§ PROBLEM TO WORK ON
Produce an exact copy of the lines below that run from the line containing "Generate a web" to the line containing "const allSeries = [imep10, imep15, imep20, imep25, imep30];", inclusive; any picture is omitted.

-- Start STORED ROWS --

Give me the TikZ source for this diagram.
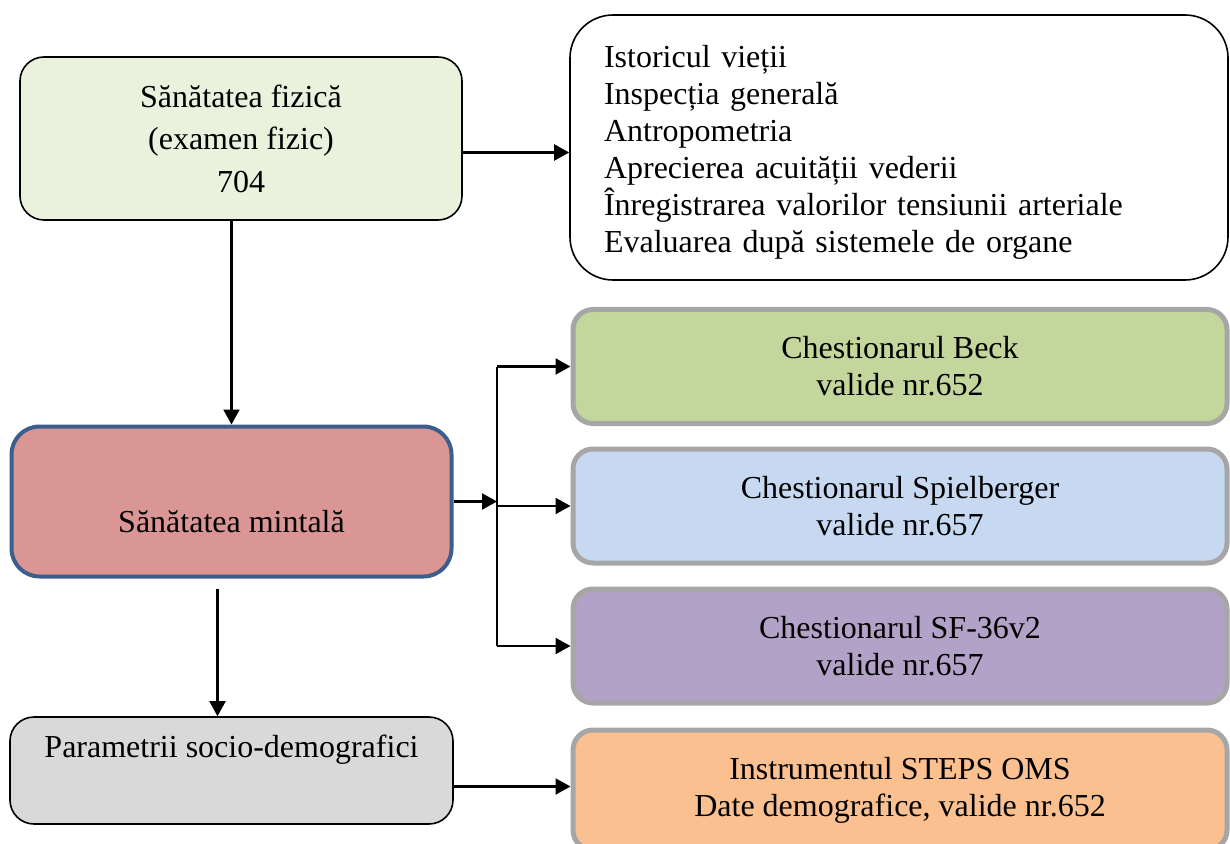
\documentclass[tikz,border=0pt]{standalone}
\usepackage{fontspec}
\setmainfont{Liberation Serif}
\usetikzlibrary{arrows.meta}
\definecolor{fizc}{HTML}{EAF1DD}
\definecolor{mentc}{HTML}{D99694}
\definecolor{mentb}{HTML}{3B5E8C}
\definecolor{socc}{HTML}{D9D9D9}
\definecolor{grayb}{HTML}{A6A6A6}
\definecolor{beckc}{HTML}{C3D69B}
\definecolor{spielc}{HTML}{C6D9F1}
\definecolor{sfc}{HTML}{B3A2C7}
\definecolor{stepsc}{HTML}{FAC090}
\begin{document}
\begin{tikzpicture}[x=0.5pt,y=-0.5pt,
  box/.style={draw=black, line width=0.8pt, rounded corners=12pt, align=center,
    font=\fontsize{16}{18.5}\selectfont, inner sep=0pt},
  qbox/.style={box, draw=grayb, line width=2.5pt, rounded corners=10pt,
    minimum width=327pt, minimum height=57pt},
  conn/.style={line width=1.1pt},
  arr/.style={conn, -{Triangle[length=7.5pt,width=8pt]}}]
\useasboundingbox (0,0) rectangle (1230,844);
\clip (0,0) rectangle (1230,844);
% left column
\node[box, fill=fizc, minimum width=221pt, minimum height=81.5pt,
  font=\fontsize{16}{21.25}\selectfont] (fiz) at (241,138.5)
  {Sănătatea fizică\\(examen fizic)\\704};
\node[box, fill=mentc, draw=mentb, line width=2pt, rounded corners=14pt,
  minimum width=220pt, minimum height=75pt] (ment) at (231.5,501.5)
  {\strut\\Sănătatea mintală};
\node[box, fill=socc, minimum width=221.5pt, minimum height=53.5pt] (soc) at (231.5,770.5)
  {Parametrii socio-demografici\\\strut};
% right column
\node[box, fill=white, rounded corners=21.5pt, align=left, text width=295pt,
  inner xsep=17pt, minimum height=132.5pt] (ist) at (899,147.5)
  {\rule{0pt}{16pt}Istoricul vieții\\Inspecția generală\\Antropometria\\Aprecierea acuității vederii\\Înregistrarea valorilor tensiunii arteriale\\Evaluarea după sistemele de organe};
\node[qbox, fill=beckc] (beck) at (900,366.5) {Chestionarul Beck\\valide nr.652};
\node[qbox, fill=spielc] (spiel) at (900,506) {Chestionarul Spielberger\\valide nr.657};
\node[qbox, fill=sfc] (sf) at (900,646) {Chestionarul SF-36v2\\valide nr.657};
\node[qbox, fill=stepsc, minimum height=60pt] (steps) at (900,790)
  {Instrumentul STEPS OMS\\Date demografice, valide nr.652};
% connectors
\coordinate (bus) at (497,506);
\draw[arr] ([yshift=-7pt]fiz.east) -- ([yshift=-7pt]fiz.east -| ist.west);
\draw[arr] (fiz.south -| ment.north) -- (ment.north);
\draw[arr] (ment.east) -- (ment.east -| bus);
\draw[conn] (bus |- beck.west) -- (bus |- sf.west);
\draw[arr] (bus |- beck.west) -- (beck.west);
\draw[arr] (bus |- spiel.west) -- (spiel.west);
\draw[arr] (bus |- sf.west) -- (sf.west);
\draw[arr] ([xshift=-7pt,yshift=-5pt]ment.south) -- ([xshift=-7pt]soc.north);
\draw[arr] ([yshift=-8pt]soc.east) -- ([yshift=-8pt]soc.east -| steps.west);
\end{tikzpicture}
\end{document}
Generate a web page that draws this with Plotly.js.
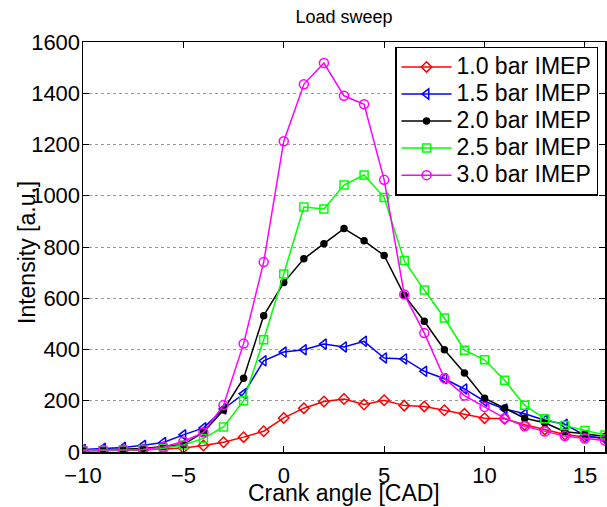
<!DOCTYPE html>
<html>
<head>
<meta charset="utf-8">
<script src="https://cdn.plot.ly/plotly-3.0.1.min.js"></script>
<style>html,body{margin:0;padding:0;background:#fff;}#chart{width:607px;height:507px;}</style>
</head>
<body>
<div id="chart"></div>
<script>
const crankAngle = [-10,-9,-8,-7,-6,-5,-4,-3,-2,-1,0,1,2,3,4,5,6,7,8,9,10,11,12,13,14,15,16];
const seriesNames = ["1.0 bar IMEP","1.5 bar IMEP","2.0 bar IMEP","2.5 bar IMEP","3.0 bar IMEP"];
const imep10 = [4,5,6,8,12,16,25,38,58,81,133,171,197,207,185,202,181,178,163,149,132,130,106,88,68,59,54];
const imep15 = [10,14,18,26,37,67,94,168,227,356,390,399,421,410,432,367,363,315,286,246,198,168,149,124,108,65,52];
const imep20 = [6,8,10,14,21,29,77,164,288,532,661,754,813,872,824,767,612,510,399,308,210,172,132,114,79,71,60];
const imep25 = [5,6,8,10,15,27,53,98,200,438,695,956,948,1042,1081,993,747,632,523,397,360,280,182,130,103,84,66];
const imep30 = [8,8,9,10,20,41,76,183,423,741,1213,1435,1518,1390,1357,1062,615,464,288,220,176,132,100,80,62,53,45];
const xTitle = "Crank angle [CAD]";
const yTitle = "Intensity [a.u.]";

const colors = ["#ff0000","#0000ff","#000000","#00ff00","#ff00ff"];
const symbols = ["diamond-open","triangle-left-open","circle","square-open","circle-open"];
const sizes = [8,9,6,8,9];
const allSeries = [imep10, imep15, imep20, imep25, imep30];

const traces = allSeries.map((ys, i) => ({
  x: crankAngle, y: ys, type: "scatter", mode: "lines+markers",
  name: '<span style="font-size:23px">' + seriesNames[i] + '</span>',
  line: {color: colors[i], width: 1.5},
  marker: {symbol: symbols[i], size: sizes[i], color: colors[i], line: {color: colors[i], width: 1.5}}
}));

const FONT = "Liberation Sans, Arial, Helvetica, sans-serif";
const axisCommon = {
  showline: true, linecolor: "#000", linewidth: 1.5, mirror: "ticks",
  ticks: "inside", ticklen: 6, tickcolor: "#000", tickwidth: 1,
  zeroline: false,
  tickfont: {family: FONT, size: 22, color: "#000"}
};

const layout = {
  width: 607, height: 507,
  margin: {l: 83, r: 2, t: 42, b: 55},
  paper_bgcolor: "#fff", plot_bgcolor: "#fff",
  font: {family: FONT, color: "#000"},
  title: {text: "Load sweep", font: {size: 18, color: "#000"}, x: 0.5667, xanchor: "center", y: 0.968, yanchor: "middle"},
  xaxis: Object.assign({}, axisCommon, {
    range: [-10, 16], tickvals: [-10,-5,0,5,10,15], showgrid: false, ticklabelstandoff: 3
  }),
  yaxis: Object.assign({}, axisCommon, {
    range: [0, 1600], tickvals: [0,200,400,600,800,1000,1200,1400,1600],
    showgrid: true, gridcolor: "#999", griddash: "dot", gridwidth: 1, ticklabelstandoff: -3
  }),
  annotations: [
    {text: xTitle, xref: "paper", yref: "paper", x: 0.5, y: -0.1, xanchor: "center", yanchor: "middle",
     showarrow: false, font: {family: FONT, size: 23, color: "#000"}},
    {text: yTitle, xref: "paper", yref: "paper", x: -0.1073, y: 0.4878, xanchor: "center", yanchor: "middle",
     textangle: -90, showarrow: false, font: {family: FONT, size: 23, color: "#000"}}
  ],
  legend: {
    x: 0.9866, xanchor: "right", y: 0.988, yanchor: "top",
    bgcolor: "#fff", bordercolor: "#000", borderwidth: 1.5, itemwidth: 50,
    font: {family: FONT, size: 18.5, color: "#000"}, tracegroupgap: 0
  },
  showlegend: true
};

Plotly.newPlot("chart", traces, layout, {staticPlot: true});
</script>
</body>
</html>
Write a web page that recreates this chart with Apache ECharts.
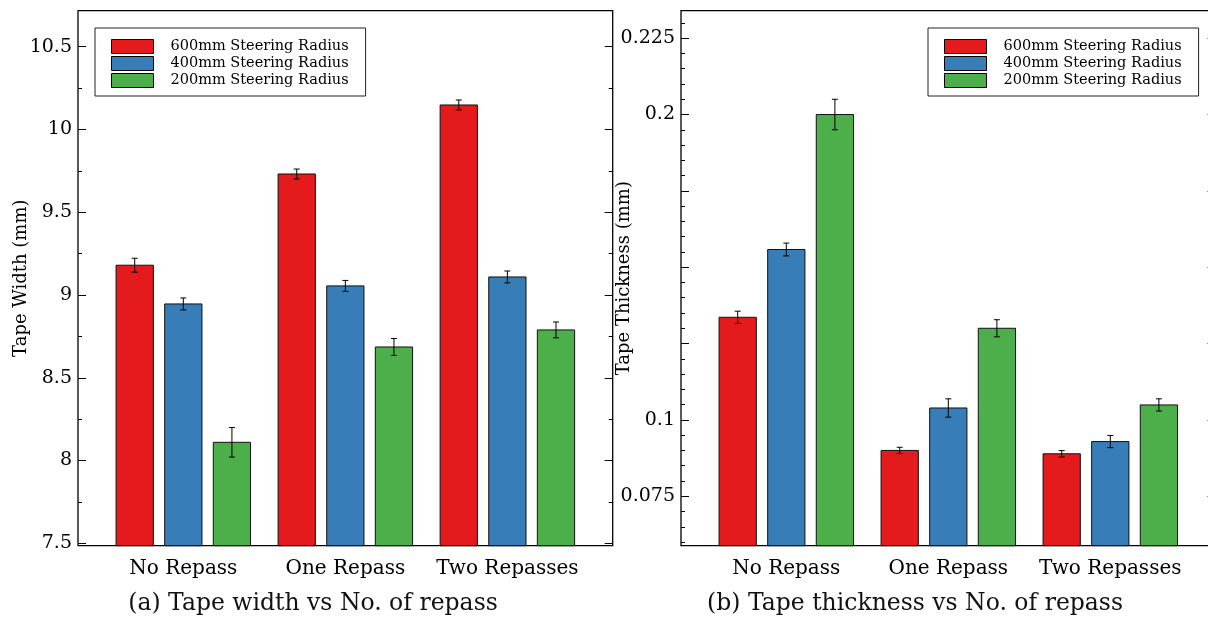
<!DOCTYPE html>
<html>
<head>
<meta charset="utf-8">
<script src="https://cdn.jsdelivr.net/npm/echarts@6/dist/echarts.min.js"></script>
<style>
  html, body { margin: 0; padding: 0; background: #fff; }
  #chart { width: 1208px; height: 617px; }
</style>
</head>
<body>
<div id="chart"></div>
<script>
// Repass groups and steering radii
const categories = ['No Repass', 'One Repass', 'Two Repasses'];
const seriesNames = ['600mm Steering Radius', '400mm Steering Radius', '200mm Steering Radius'];
const seriesColors = ['#e41a1c', '#377eb8', '#4daf4a'];

// Tape width (mm): mean and error per repass group
const width600 = [9.18, 9.731, 10.148];
const width400 = [8.946, 9.055, 9.109];
const width200 = [8.11, 8.686, 8.789];
const widthErr600 = [0.042, 0.03, 0.03];
const widthErr400 = [0.036, 0.033, 0.036];
const widthErr200 = [0.089, 0.051, 0.048];

// Tape thickness (mm): mean and error per repass group
const thick600 = [0.1336, 0.09, 0.0889];
const thick400 = [0.1558, 0.1039, 0.0929];
const thick200 = [0.2, 0.13, 0.1049];
const thickErr600 = [0.002, 0.00104, 0.00104];
const thickErr400 = [0.0021, 0.003, 0.002];
const thickErr200 = [0.005, 0.0028, 0.002];

// Axis ranges and tick labels
const widthRange = [7.4855, 10.7175];
const widthTicks = [7.5, 8, 8.5, 9, 9.5, 10, 10.5];
const widthMinorStep = 0.25;
const thickRange = [0.0588, 0.234];
const thickTicks = [0.075, 0.1, 0.125, 0.15, 0.175, 0.2, 0.225];
const thickLabelled = [0.075, 0.1, 0.2, 0.225];
const thickMinorStep = 0.005;
const xRange = [-0.65, 2.65];

const captions = ['(a) Tape width vs No. of repass', '(b) Tape thickness vs No. of repass'];

const SERIF = 'DejaVu Serif';
const BAR_W = 0.23;      // bar width in category units
const BAR_STEP = 0.3;    // distance between neighbouring bars in a group
const CAP = 3;           // half width of error bar caps, px

function minorTicks(range, step, majors) {
  const out = [];
  const start = Math.ceil(range[0] / step - 1e-9);
  const end = Math.floor(range[1] / step + 1e-9);
  for (let k = start; k <= end; k++) {
    const v = +(k * step).toFixed(6);
    if (!majors.some(m => Math.abs(m - v) < 1e-9)) out.push(v);
  }
  return out;
}

function makeRender(offset, axisMin) {
  return function (params, api) {
    const x = api.value(0) + offset;
    const v = api.value(1);
    const e = api.value(2);
    const top = api.coord([x, v]);
    const base = api.coord([x, axisMin]);
    const hi = api.coord([x, v + e]);
    const lo = api.coord([x, v - e]);
    const w = api.size([BAR_W, 0])[0];
    const cx = top[0];
    const ls = { stroke: '#000', lineWidth: 1 };
    return {
      type: 'group',
      children: [
        { type: 'rect', shape: { x: cx - w / 2, y: top[1], width: w, height: base[1] - top[1] },
          style: { fill: api.visual('color'), stroke: '#111', lineWidth: 1 } },
        { type: 'line', shape: { x1: cx, y1: hi[1], x2: cx, y2: lo[1] }, style: ls },
        { type: 'line', shape: { x1: cx - CAP, y1: hi[1], x2: cx + CAP, y2: hi[1] }, style: ls },
        { type: 'line', shape: { x1: cx - CAP, y1: lo[1], x2: cx + CAP, y2: lo[1] }, style: ls }
      ]
    };
  };
}

function barSeries(gridIdx, yAxisIdx, s, values, errs, axisMin) {
  return {
    type: 'custom',
    name: seriesNames[s],
    xAxisIndex: gridIdx,
    yAxisIndex: yAxisIdx,
    itemStyle: { color: seriesColors[s] },
    encode: { x: 0, y: 1 },
    renderItem: makeRender((s - 1) * BAR_STEP, axisMin),
    data: categories.map((c, i) => [i, values[i], errs[i]]),
    z: 3
  };
}

function xAxis(gridIdx) {
  return {
    type: 'value', gridIndex: gridIdx, min: xRange[0], max: xRange[1],
    axisLine: { show: false, onZero: false }, axisTick: { show: false }, splitLine: { show: false },
    axisLabel: {
      customValues: [0, 1, 2],
      formatter: v => categories[Math.round(v)],
      fontFamily: SERIF, fontSize: 20, color: '#000', margin: 13
    }
  };
}

function yAxes(gridIdx, range, majors, labelled, minors, name) {
  const common = {
    type: 'value', gridIndex: gridIdx, min: range[0], max: range[1],
    axisLine: { show: false, onZero: false }, splitLine: { show: false }
  };
  const tick = (vals, len) => ({ show: true, inside: true, length: len, customValues: vals,
    lineStyle: { color: '#000', width: 1 } });
  return [
    Object.assign({}, common, {
      position: 'left', axisTick: tick(majors, 8),
      axisLabel: { customValues: labelled, fontFamily: SERIF, fontSize: 19, color: '#000', margin: 6 },
      name: name, nameLocation: 'middle', nameGap: 48, nameMoveOverlap: false,
      nameTextStyle: { fontFamily: SERIF, fontSize: 18, color: '#000' }
    }),
    Object.assign({}, common, { position: 'left', axisTick: tick(minors, 4), axisLabel: { show: false } }),
    Object.assign({}, common, { position: 'right', axisTick: tick(majors, 8), axisLabel: { show: false } }),
    Object.assign({}, common, { position: 'right', axisTick: tick(minors, 4), axisLabel: { show: false } })
  ];
}

function legend(left) {
  return {
    orient: 'vertical', left: left, top: 28,
    data: seriesNames, icon: 'rect',
    itemWidth: 42, itemHeight: 14, itemGap: 2,
    itemStyle: { borderColor: '#000', borderWidth: 1 },
    backgroundColor: '#fff', borderColor: '#222', borderWidth: 1,
    padding: [11, 17, 8, 16],
    selectedMode: false,
    textStyle: { fontFamily: SERIF, fontSize: 14.5, color: '#000', lineHeight: 14, padding: [0, 0, 0, 12] }
  };
}

const widthMinors = minorTicks(widthRange, widthMinorStep, widthTicks);
const thickMinors = minorTicks(thickRange, thickMinorStep, thickTicks);

const option = {
  backgroundColor: '#fff',
  animation: false,
  grid: [
    { left: 78, right: 595.3, top: 10.7, bottom: 71.3, show: true, borderColor: '#000', borderWidth: 1.3,
      backgroundColor: 'transparent', outerBoundsMode: 'none', containLabel: false },
    { left: 681, right: -7.6, top: 10.7, bottom: 71.3, show: true, borderColor: '#000', borderWidth: 1.3,
      backgroundColor: 'transparent', outerBoundsMode: 'none', containLabel: false }
  ],
  xAxis: [xAxis(0), xAxis(1)],
  yAxis: [].concat(
    yAxes(0, widthRange, widthTicks, widthTicks, widthMinors, 'Tape Width (mm)'),
    yAxes(1, thickRange, thickTicks, thickLabelled, thickMinors, 'Tape Thickness (mm)')
  ),
  legend: [legend(95), legend(928)],
  series: [
    barSeries(0, 0, 0, width600, widthErr600, widthRange[0]),
    barSeries(0, 0, 1, width400, widthErr400, widthRange[0]),
    barSeries(0, 0, 2, width200, widthErr200, widthRange[0]),
    barSeries(1, 4, 0, thick600, thickErr600, thickRange[0]),
    barSeries(1, 4, 1, thick400, thickErr400, thickRange[0]),
    barSeries(1, 4, 2, thick200, thickErr200, thickRange[0])
  ],
  graphic: [
    { type: 'text', x: 313, y: 604, style: { text: captions[0], align: 'center', verticalAlign: 'middle',
      font: '23.5px "' + SERIF + '"', fill: '#111' } },
    { type: 'text', x: 915, y: 604, style: { text: captions[1], align: 'center', verticalAlign: 'middle',
      font: '23.5px "' + SERIF + '"', fill: '#111' } }
  ]
};

const chart = echarts.init(document.getElementById('chart'), null, { renderer: 'canvas' });
chart.setOption(option);
</script>
</body>
</html>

-- End STORED ROWS --

§ RESPONSE FOR THIS EXERCISE
Generate a web page that draws this with Plotly.js.
<!DOCTYPE html>
<html>
<head>
<meta charset="utf-8">
<script src="https://cdn.plot.ly/plotly-3.0.1.min.js"></script>
<style>html,body{margin:0;padding:0;background:#fff;}#chart{width:607px;height:507px;}</style>
</head>
<body>
<div id="chart"></div>
<script>
const crankAngle = [-10,-9,-8,-7,-6,-5,-4,-3,-2,-1,0,1,2,3,4,5,6,7,8,9,10,11,12,13,14,15,16];
const seriesNames = ["1.0 bar IMEP","1.5 bar IMEP","2.0 bar IMEP","2.5 bar IMEP","3.0 bar IMEP"];
const imep10 = [4,5,6,8,12,16,25,38,58,81,133,171,197,207,185,202,181,178,163,149,132,130,106,88,68,59,54];
const imep15 = [10,14,18,26,37,67,94,168,227,356,390,399,421,410,432,367,363,315,286,246,198,168,149,124,108,65,52];
const imep20 = [6,8,10,14,21,29,77,164,288,532,661,754,813,872,824,767,612,510,399,308,210,172,132,114,79,71,60];
const imep25 = [5,6,8,10,15,27,53,98,200,438,695,956,948,1042,1081,993,747,632,523,397,360,280,182,130,103,84,66];
const imep30 = [8,8,9,10,20,41,76,183,423,741,1213,1435,1518,1390,1357,1062,615,464,288,220,176,132,100,80,62,53,45];
const xTitle = "Crank angle [CAD]";
const yTitle = "Intensity [a.u.]";

const colors = ["#ff0000","#0000ff","#000000","#00ff00","#ff00ff"];
const symbols = ["diamond-open","triangle-left-open","circle","square-open","circle-open"];
const sizes = [8,9,6,8,9];
const allSeries = [imep10, imep15, imep20, imep25, imep30];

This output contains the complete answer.